What do developers do (5 mins)
Join the Jam board/grab some sticky notes and add your ideas.
Make sure to add only one idea per note.
Mentors will now lead a reflection and then we will do our last retro!
🗺️ Using the curriculum
Learning Objectives
At The Docs, the curriculum maps out what you will learn together over the course. It defines your weekly work, the preparation you must do before class and what you will do together on class days. Use this time to go through the activities and learn how to navigate the curriculum interface.
Resources
The facilitator will make a copy of this template presentation 👉Preparation
- Facilitator: Review the How to use the curriculum presentation before class.

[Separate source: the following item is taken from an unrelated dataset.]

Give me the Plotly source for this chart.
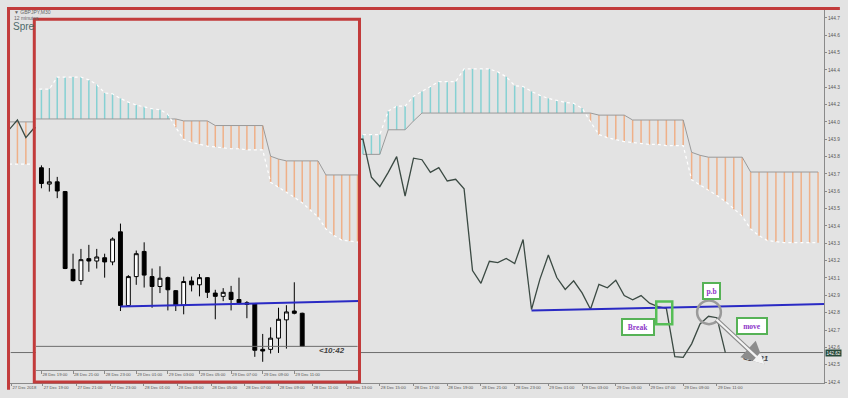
import plotly.graph_objects as go

# ---------------- data ----------------
# bar index: 0 = 27 Dec 19:00, one bar = 30 minutes
left_k = [-4, -3, -2, -1]
left_close = [144.040, 144.102, 143.990, 144.053]
pre_k = [38, 39, 40, 41, 42, 43, 44, 45, 46, 47]
pre_close = [143.98, 143.74, 143.68, 143.77, 143.87, 143.62, 143.86, 143.85, 143.77, 143.80]

candle_k = list(range(48, 82))
c_open = [143.820, 143.711, 143.726, 143.661, 143.141, 143.066, 143.213, 143.197, 143.219, 143.191,
          143.392, 142.900, 143.093, 143.261, 143.093, 143.027, 143.086, 142.999, 142.902, 143.064,
          143.038, 143.086, 142.983, 142.961, 142.988, 142.940, 142.918, 142.911, 142.607, 142.607,
          142.682, 142.804, 142.863, 142.848]
c_high = [143.836, 143.818, 143.759, 143.665, 143.246, 143.278, 143.305, 143.278, 143.246, 143.355,
          143.447, 143.103, 143.267, 143.322, 143.147, 143.162, 143.093, 143.003, 143.093, 143.093,
          143.110, 143.090, 143.005, 143.016, 143.031, 143.086, 142.929, 142.913, 142.710, 142.754,
          142.885, 142.902, 143.055, 142.852]
c_low = [143.683, 143.661, 143.617, 143.143, 143.060, 143.038, 143.125, 143.147, 143.086, 143.169,
         142.863, 142.896, 143.038, 143.020, 142.885, 142.983, 142.867, 142.863, 142.841, 142.994,
         142.961, 142.950, 142.808, 142.929, 142.867, 142.907, 142.815, 142.557, 142.524, 142.579,
         142.583, 142.612, 142.841, 142.623]
c_close = [143.715, 143.726, 143.665, 143.147, 143.066, 143.206, 143.197, 143.224, 143.191, 143.344,
           142.900, 143.093, 143.246, 143.103, 143.027, 143.082, 143.005, 142.902, 143.060, 143.038,
           143.086, 142.988, 142.961, 142.988, 142.940, 142.918, 142.907, 142.601, 142.596, 142.682,
           142.808, 142.857, 142.848, 142.627]

cloud_k = [-4, -3, -2, -1] + list(range(38, 93))
span_a = [143.822, 143.822, 143.822, 143.822,
          144.009, 144.009, 144.009, 144.158, 144.190, 144.190, 144.252, 144.283, 144.314, 144.345,
          144.345, 144.345, 144.426, 144.426, 144.426, 144.426, 144.407, 144.376, 144.320, 144.314,
          144.283, 144.258, 144.239, 144.227, 144.214, 144.208, 144.177, 144.090, 144.009, 143.990,
          143.978, 143.965, 143.959, 143.953, 143.947, 143.947, 143.940, 143.940, 143.940, 143.723,
          143.691, 143.654, 143.623, 143.586, 143.536, 143.492, 143.411, 143.368, 143.337, 143.330,
          143.324, 143.324, 143.324, 143.324, 143.324]
span_b = [144.090, 144.090, 144.090, 144.090,
          143.884, 143.884, 143.884, 144.040, 144.040, 144.040, 144.096, 144.146, 144.146, 144.146,
          144.146, 144.146, 144.146, 144.146, 144.146, 144.146, 144.146, 144.146, 144.146, 144.146,
          144.146, 144.146, 144.146, 144.146, 144.146, 144.146, 144.146, 144.146, 144.133, 144.133,
          144.133, 144.133, 144.102, 144.102, 144.102, 144.102, 144.102, 144.102, 144.102, 143.897,
          143.878, 143.866, 143.866, 143.866, 143.866, 143.866, 143.772, 143.772, 143.772, 143.772,
          143.772, 143.772, 143.772, 143.772, 143.772]

price_now = 142.627
trend_k = [58, 93]
trend_p = [142.893, 142.935]

price_ticks = [142.44, 142.55, 142.66, 142.77, 142.88, 142.99, 143.10, 143.21, 143.32, 143.43, 143.54,
               143.65, 143.76, 143.87, 143.98, 144.09, 144.20, 144.31, 144.42, 144.53, 144.64, 144.75]
main_tick_k = [-3.7, 0, 4, 8, 12, 16, 20, 24, 28, 32, 36, 40, 44, 48, 52, 56, 60, 64, 68, 72, 76, 80]
main_tick_text = ["27 Dec 2018", "27 Dec 19:00", "27 Dec 21:00", "27 Dec 23:00", "28 Dec 01:00",
                  "28 Dec 03:00", "28 Dec 05:00", "28 Dec 07:00", "28 Dec 09:00", "28 Dec 11:00",
                  "28 Dec 13:00", "28 Dec 15:00", "28 Dec 17:00", "28 Dec 19:00", "28 Dec 21:00",
                  "28 Dec 23:00", "29 Dec 01:00", "29 Dec 03:00", "29 Dec 05:00", "29 Dec 07:00",
                  "29 Dec 09:00", "29 Dec 11:00"]
inset_tick_k = [48, 52, 56, 60, 64, 68, 72, 76, 80]
inset_tick_text = ["28 Dec 19:00", "28 Dec 21:00", "28 Dec 23:00", "29 Dec 01:00", "29 Dec 03:00",
                   "29 Dec 05:00", "29 Dec 07:00", "29 Dec 09:00", "29 Dec 11:00"]

# ---------------- layout helpers ----------------
W, H = 848, 398
ML, MR, MT, MB = 10, 17, 10, 8
PW = W - ML - MR
PH = H - MT - MB


def px_x(x):
    return (x - ML) / PW


def px_y(y):
    return (H - MB - y) / PH


BG = "#e3e3e3"
RED = "#c23b3b"
TEAL = "#86d1d3"
ORANGE = "#efb088"

fig = go.Figure()


def add_cloud(xa, ya):
    tx, ty, ox, oy = [], [], [], []
    for k, a, b in zip(cloud_k, span_a, span_b):
        if a >= b:
            tx += [k, k, None]
            ty += [a, b, None]
        else:
            ox += [k, k, None]
            oy += [a, b, None]
    fig.add_trace(go.Scatter(x=tx, y=ty, mode="lines", line=dict(color=TEAL, width=1.5),
                             xaxis=xa, yaxis=ya, hoverinfo="skip"))
    fig.add_trace(go.Scatter(x=ox, y=oy, mode="lines", line=dict(color=ORANGE, width=1.5),
                             xaxis=xa, yaxis=ya, hoverinfo="skip"))
    gx, ga, gb = [], [], []
    prev = None
    for k, a, b in zip(cloud_k, span_a, span_b):
        if prev is not None and k - prev > 1:
            gx.append(None); ga.append(None); gb.append(None)
        gx.append(k); ga.append(a); gb.append(b)
        prev = k
    fig.add_trace(go.Scatter(x=gx, y=gb, mode="lines", line=dict(color="#9a9a9a", width=1),
                             xaxis=xa, yaxis=ya, connectgaps=False, hoverinfo="skip"))
    fig.add_trace(go.Scatter(x=gx, y=ga, mode="lines", line=dict(color="#ffffff", width=1.2, dash="dot"),
                             xaxis=xa, yaxis=ya, connectgaps=False, hoverinfo="skip"))


# ---------------- main chart ----------------
add_cloud("x", "y")
fig.add_trace(go.Scatter(x=[-3.8, 92.6], y=[price_now, price_now], mode="lines",
                         line=dict(color="#6e6e6e", width=1), xaxis="x", yaxis="y"))
fig.add_trace(go.Scatter(x=left_k + pre_k + candle_k, y=left_close + pre_close + c_close, mode="lines",
                         line=dict(color="#3b4a43", width=1.3), xaxis="x", yaxis="y"))
fig.add_trace(go.Scatter(x=trend_k, y=trend_p, mode="lines", line=dict(color="#2a2ac4", width=2),
                         xaxis="x", yaxis="y"))

# ---------------- inset chart ----------------
add_cloud("x2", "y2")
fig.add_trace(go.Scatter(x=[47.3, 88], y=[price_now, price_now], mode="lines",
                         line=dict(color="#6e6e6e", width=1), xaxis="x2", yaxis="y2"))
fig.add_trace(go.Candlestick(x=candle_k, open=c_open, high=c_high, low=c_low, close=c_close,
                             increasing=dict(line=dict(color="#000000", width=1), fillcolor="#ffffff"),
                             decreasing=dict(line=dict(color="#000000", width=1), fillcolor="#000000"),
                             xaxis="x2", yaxis="y2", hoverinfo="skip"))
fig.add_trace(go.Scatter(x=trend_k, y=trend_p, mode="lines", line=dict(color="#2a2ac4", width=2),
                         xaxis="x2", yaxis="y2"))

tickfont_x = dict(family="Liberation Sans", size=4.2, color="#555555")

fig.update_layout(
    width=W, height=H, margin=dict(l=ML, r=MR, t=MT, b=MB),
    paper_bgcolor=BG, plot_bgcolor=BG, showlegend=False, dragmode=False, hovermode=False,
    xaxis=dict(domain=[0, 1], range=[-3.882, 92.706], showgrid=False, zeroline=False,
               showline=True, linecolor="#8a8a8a", linewidth=1, ticks="outside", ticklen=2,
               tickcolor="#8a8a8a", tickvals=main_tick_k, ticktext=main_tick_text, tickangle=0,
               ticklabelposition="outside right", tickfont=tickfont_x, fixedrange=True),
    yaxis=dict(domain=[0, 1], range=[142.4338, 144.7997], side="right", showgrid=False,
               zeroline=False, showline=True, linecolor="#8a8a8a", linewidth=1, ticks="outside",
               ticklen=2, tickcolor="#8a8a8a", tickvals=price_ticks,
               ticktext=[("%.3f" % v)[:5] for v in price_ticks], fixedrange=True,
               tickfont=dict(family="Liberation Sans", size=4.8, color="#555555")),
    xaxis2=dict(domain=[px_x(36), px_x(361)], anchor="y2", range=[47.285, 88.06], showgrid=False,
                zeroline=False, showline=True, linecolor="#8a8a8a", linewidth=1, ticks="outside",
                ticklen=3, tickcolor="#8a8a8a", tickvals=inset_tick_k, ticktext=inset_tick_text,
                tickangle=0, ticklabelposition="outside right", tickfont=tickfont_x,
                rangeslider=dict(visible=False), fixedrange=True),
    yaxis2=dict(domain=[px_y(377), px_y(20)], anchor="x2", range=[142.4675, 144.8082],
                showgrid=False, zeroline=False, showline=False, showticklabels=False, ticks="",
                fixedrange=True),
)

# frames (outer frame: only its top and left edges fall inside the picture)
fig.add_shape(type="line", xref="paper", yref="paper", x0=px_x(7), x1=px_x(847), y0=px_y(8.5),
              y1=px_y(8.5), line=dict(color=RED, width=3), layer="above")
fig.add_shape(type="line", xref="paper", yref="paper", x0=px_x(8.5), x1=px_x(8.5), y0=px_y(397),
              y1=px_y(7), line=dict(color=RED, width=3), layer="above")
fig.add_shape(type="rect", xref="paper", yref="paper", x0=px_x(34.5), x1=px_x(362.5), y0=px_y(389),
              y1=px_y(19.5), line=dict(color=RED, width=3), layer="above")

# markup on main chart
fig.add_shape(type="rect", xref="x", yref="y", x0=72.8, x1=74.7, y0=142.807, y1=142.951,
              line=dict(color="#56be56", width=2.5))
fig.add_shape(type="circle", xref="x", yref="y", x0=77.65, x1=80.47, y0=142.807, y1=142.957,
              line=dict(color="#9a9a9a", width=2.5))

lab_font = dict(family="Liberation Serif", size=7.5, color="#8e35c9")
for txt, xk, yp, w in [("Break", 70.65, 142.786, 28), ("p.b", 79.3, 143.016, 13), ("move", 84.2, 142.798, 26)]:
    fig.add_annotation(x=xk, y=yp, xref="x", yref="y", text="<b>%s</b>" % txt, showarrow=False,
                       font=lab_font, bgcolor="#ffffff", bordercolor="#56b256", borderwidth=2,
                       borderpad=1, width=w, height=12)

fig.add_annotation(x=82.8, y=142.589, xref="x", yref="y", text="<b><i>&lt;12:21</i></b>",
                   showarrow=False, xanchor="left", font=dict(family="Liberation Sans", size=8, color="#444444"))
for col, wd in [("#8c8c8c", 4.5), ("#f4f4f4", 2.2)]:
    fig.add_annotation(x=85.65, y=142.552, ax=79.76, ay=142.845, xref="x", yref="y", axref="x", ayref="y",
                       text="", showarrow=True, arrowhead=2, arrowsize=1, arrowwidth=wd, arrowcolor=col)

fig.add_annotation(x=82.9, y=142.5986, xref="x2", yref="y2", text="<b><i>&lt;10:42</i></b>",
                   showarrow=False, xanchor="left", font=dict(family="Liberation Sans", size=8, color="#444444"))

# current price tag on the right axis
fig.add_annotation(x=1, y=price_now, xref="paper", yref="y", text=("%.3f" % price_now)[:6], showarrow=False,
                   xanchor="left", xshift=1, font=dict(family="Liberation Sans", size=4.5, color="#ffffff"),
                   bgcolor="#284a3b", borderpad=0.5)

# header texts
fig.add_annotation(x=px_x(12), y=px_y(12), xref="paper", yref="paper", text="▼ GBPJPY,M30",
                   showarrow=False, xanchor="left", yanchor="middle",
                   font=dict(family="Liberation Sans", size=5, color="#666666"))
fig.add_annotation(x=px_x(12), y=px_y(18), xref="paper", yref="paper", text="12 minutes",
                   showarrow=False, xanchor="left", yanchor="middle",
                   font=dict(family="Liberation Sans", size=5, color="#666666"))
fig.add_annotation(x=px_x(11), y=px_y(27), xref="paper", yref="paper", text="Spre",
                   showarrow=False, xanchor="left", yanchor="middle",
                   font=dict(family="Liberation Sans", size=10, color="#4e6b6b"))

js = ("document.documentElement.style.overflow='hidden';"
      "document.documentElement.style.background='%s';"
      "document.body.style.overflow='hidden';"
      "document.body.style.margin='0px';"
      "document.body.style.background='%s';"
      "var gds=document.getElementsByClassName('plotly-graph-div');"
      "for(var i=0;i<gds.length;i++){var s=gds[i].style;s.overflow='hidden';s.position='fixed';"
      "s.left='0px';s.top='0px';s.width='%dpx';s.height='%dpx';}"
      "window.scrollTo(0,0);" % (BG, BG, W, H))
fig.write_html("out.html", config={"displayModeBar": False, "responsive": False, "staticPlot": True},
               post_script=js)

- Facilitator: Ensure everyone can access the Miro board presentation.
- Facilitator: Split the class into groups of no more than 4.
- Facilitator: Make sure every group has access to a laptop.
- Facilitator: Make sure every group has access to a piece of paper and pen
Introduction
The facilitator will use the Miro board presentation to guide trainees and volunteers through a discussion about how we use the curriculum.